Among the most aggressive C.D.O. creators was Tricadia, a management
company that was a unit of Mariner Investment Group. Until he became a
senior adviser to the Treasury secretary early this year, Lewis Sachs was
Mariner’s vice chairman. Mr. Sachs oversaw about 20 portfolios there,
including Tricadia, and its documents also show that Mr. Sachs sat atop
the firm’s C.D.O. management committee.

>From 2003 to 2007, Tricadia issued 14 mortgage-linked C.D.O.’s, which it
called TABS. Even when the market was starting to implode, Tricadia
continued to create TABS deals in early 2007 to sell to investors. The
deal documents referring to conflicts of interest stated that affiliates
and clients of Tricadia might place bets against the types of securities
in the TABS deal.

Even so, the sales material also boasted that the mortgages linked to
C.D.O.’s had historically low default rates, citing a “recently completed”
study by Standard & Poor’s ratings agency — though fine print indicated
that the date of the study was September 2002, almost five years earlier.

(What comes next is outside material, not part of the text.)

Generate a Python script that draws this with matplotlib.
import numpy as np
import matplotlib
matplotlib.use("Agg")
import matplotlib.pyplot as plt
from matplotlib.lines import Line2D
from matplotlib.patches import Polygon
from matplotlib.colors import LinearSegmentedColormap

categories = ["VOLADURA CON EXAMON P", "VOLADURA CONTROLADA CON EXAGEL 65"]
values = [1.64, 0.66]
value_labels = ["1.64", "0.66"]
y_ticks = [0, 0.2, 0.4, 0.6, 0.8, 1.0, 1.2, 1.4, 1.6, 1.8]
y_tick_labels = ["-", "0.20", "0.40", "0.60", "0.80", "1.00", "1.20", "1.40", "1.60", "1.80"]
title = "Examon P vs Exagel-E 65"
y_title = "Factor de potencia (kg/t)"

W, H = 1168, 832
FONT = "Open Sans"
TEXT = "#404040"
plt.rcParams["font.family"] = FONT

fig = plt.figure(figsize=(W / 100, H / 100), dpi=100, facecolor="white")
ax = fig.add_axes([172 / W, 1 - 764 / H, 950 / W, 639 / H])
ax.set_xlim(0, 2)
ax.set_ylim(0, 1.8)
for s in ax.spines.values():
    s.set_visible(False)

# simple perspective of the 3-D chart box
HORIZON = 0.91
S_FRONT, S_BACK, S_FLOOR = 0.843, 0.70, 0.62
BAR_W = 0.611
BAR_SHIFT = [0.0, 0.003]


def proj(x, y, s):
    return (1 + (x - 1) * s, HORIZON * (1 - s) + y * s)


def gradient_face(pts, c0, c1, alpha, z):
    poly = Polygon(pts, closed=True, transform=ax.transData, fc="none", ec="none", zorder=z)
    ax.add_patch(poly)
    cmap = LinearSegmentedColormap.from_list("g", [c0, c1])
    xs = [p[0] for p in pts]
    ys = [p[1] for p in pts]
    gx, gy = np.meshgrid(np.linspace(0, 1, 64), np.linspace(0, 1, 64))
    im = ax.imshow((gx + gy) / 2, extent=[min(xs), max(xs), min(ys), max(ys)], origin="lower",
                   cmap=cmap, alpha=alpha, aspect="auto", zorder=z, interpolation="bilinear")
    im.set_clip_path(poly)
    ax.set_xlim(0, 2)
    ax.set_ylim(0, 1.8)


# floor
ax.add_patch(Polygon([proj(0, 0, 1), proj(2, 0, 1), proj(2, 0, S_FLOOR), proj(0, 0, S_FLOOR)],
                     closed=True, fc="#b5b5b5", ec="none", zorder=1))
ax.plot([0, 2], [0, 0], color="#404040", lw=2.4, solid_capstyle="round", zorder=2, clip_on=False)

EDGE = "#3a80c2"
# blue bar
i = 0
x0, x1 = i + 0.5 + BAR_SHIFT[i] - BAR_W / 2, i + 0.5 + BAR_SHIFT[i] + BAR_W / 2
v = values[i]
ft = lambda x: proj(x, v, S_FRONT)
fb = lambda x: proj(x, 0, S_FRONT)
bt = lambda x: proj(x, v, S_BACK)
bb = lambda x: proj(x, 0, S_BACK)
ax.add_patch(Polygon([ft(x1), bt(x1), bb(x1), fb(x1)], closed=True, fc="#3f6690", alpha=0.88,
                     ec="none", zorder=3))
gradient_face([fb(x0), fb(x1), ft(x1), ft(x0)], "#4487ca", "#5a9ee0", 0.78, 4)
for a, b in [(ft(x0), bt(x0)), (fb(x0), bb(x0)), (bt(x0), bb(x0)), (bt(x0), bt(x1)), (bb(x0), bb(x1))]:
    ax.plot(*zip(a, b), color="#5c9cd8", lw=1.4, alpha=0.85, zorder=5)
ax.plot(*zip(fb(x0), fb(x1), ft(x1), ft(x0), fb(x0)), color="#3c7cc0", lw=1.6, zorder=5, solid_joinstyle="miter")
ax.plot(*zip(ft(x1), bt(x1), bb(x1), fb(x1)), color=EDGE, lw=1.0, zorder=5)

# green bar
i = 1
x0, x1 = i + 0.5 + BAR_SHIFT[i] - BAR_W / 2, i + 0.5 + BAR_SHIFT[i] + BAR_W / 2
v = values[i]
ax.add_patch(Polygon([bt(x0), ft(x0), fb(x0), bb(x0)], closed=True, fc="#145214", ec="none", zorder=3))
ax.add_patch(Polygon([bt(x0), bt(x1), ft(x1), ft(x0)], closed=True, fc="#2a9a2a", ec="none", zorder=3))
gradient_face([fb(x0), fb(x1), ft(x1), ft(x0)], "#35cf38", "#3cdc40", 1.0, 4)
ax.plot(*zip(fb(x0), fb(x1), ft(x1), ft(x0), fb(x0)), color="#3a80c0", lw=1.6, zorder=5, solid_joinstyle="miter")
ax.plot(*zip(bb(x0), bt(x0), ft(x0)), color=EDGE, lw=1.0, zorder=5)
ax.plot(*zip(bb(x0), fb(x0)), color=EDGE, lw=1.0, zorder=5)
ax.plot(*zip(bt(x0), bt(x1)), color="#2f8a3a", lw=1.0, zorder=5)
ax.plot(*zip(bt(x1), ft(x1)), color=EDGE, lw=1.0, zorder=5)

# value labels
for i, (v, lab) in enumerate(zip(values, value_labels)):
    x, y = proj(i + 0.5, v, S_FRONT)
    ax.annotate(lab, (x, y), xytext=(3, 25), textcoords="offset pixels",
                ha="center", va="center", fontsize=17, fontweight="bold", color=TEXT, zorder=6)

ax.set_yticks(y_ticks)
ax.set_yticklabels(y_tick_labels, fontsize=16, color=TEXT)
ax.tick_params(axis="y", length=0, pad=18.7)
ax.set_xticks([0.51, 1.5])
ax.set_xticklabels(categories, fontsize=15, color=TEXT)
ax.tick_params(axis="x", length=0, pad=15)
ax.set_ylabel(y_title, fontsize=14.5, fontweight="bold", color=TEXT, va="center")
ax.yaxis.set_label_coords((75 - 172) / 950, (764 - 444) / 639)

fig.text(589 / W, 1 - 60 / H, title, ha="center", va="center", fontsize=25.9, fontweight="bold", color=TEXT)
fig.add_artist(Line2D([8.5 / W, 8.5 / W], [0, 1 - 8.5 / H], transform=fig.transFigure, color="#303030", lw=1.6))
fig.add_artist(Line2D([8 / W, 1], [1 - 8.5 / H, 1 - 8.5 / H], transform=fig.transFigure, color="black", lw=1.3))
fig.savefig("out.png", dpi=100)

At a financial symposium in New York in September 2006, Michael Barnes,
the co-head of Tricadia, described how a hedge fund could put on a
negative mortgage bet by shorting assets to C.D.O. investors, according to
his presentation, which was reviewed by The New York Times.

Mr. Barnes declined to comment. James E. McKee, general counsel at
Tricadia, said, “Tricadia has never shorted assets into the TABS deals,
and Tricadia has always acted in the best interests of its clients and
investors.”

Mr. Sachs, through a spokesman at the Treasury Department, declined to
comment.

Like investors in some of Goldman’s Abacus deals, buyers of some TABS
experienced heavy losses. By the end of 2007, UBS research showed that two
TABS deals were the eighth- and ninth-worst performing C.D.O.’s. Both had
been downgraded on at least 75 percent of their associated assets within a
year of being issued.

Tricadia’s hedge fund did far better, earning roughly a 50 percent return
in 2007 and similar profits in 2008, in part from the short bets.